The idea for a independent Scottish food standards operation was first mooted in 2010, when the UK Coalition Government took the decision, without consulting Scotland, to transfer responsibility for nutrition and food labelling and standards in England from the FSA to the Department of Health and the Department for Environment, Food and Rural Affairs. Scottish Public Health Minister Michael Matheson said the changes in England removed significant capacity in the FSA's functions for Scotland and needed to be addressed. The new FSS will come under his control. This is the first UK-wide national public body to form a break-away operation independent of Westminster.

In the Stage 1 Report on the Food (Scotland) Bill, Sue Davies of Which? suggested that the new responsibilities would provide an opportunity to ensure that FSS tackles issues that are specific to Scotland. In particular, she said, it could focus more on issues of diet and health than has been possible under the Food Standards Agency.

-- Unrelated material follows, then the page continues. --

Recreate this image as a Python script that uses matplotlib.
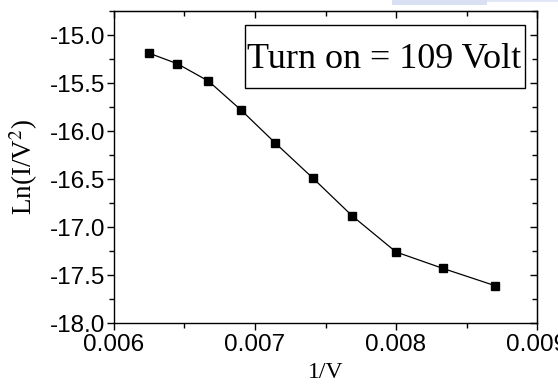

Most respondents agreed with the rationale for creating the new body: that Scotland had unique circumstances related to diet and food-borne illnesses, that changes made in the UK had made it necessary, and that there was a need to have a single body responsible in Scotland for the whole range of food-related policies.

Some of those representing the food and retail industries opposed the creation of the FSS and preferred the status quo. The Scottish Retail Consortium, for example, was concerned that a move from having a single body that does everything across a single market might lead to resources and expertise being denuded. Others did not question the creation of the new food body, but sought assurances about its working practices.

The FSS promises to be more responsive and accountable - welcome news after the recent E.coli outbreak at the Glasgow Hydro, for example.

When it does get the bit between its teeth, it needs to be alert to new challenges of the global food chain, new germs borne of climate change, illegal practices, and GM foods.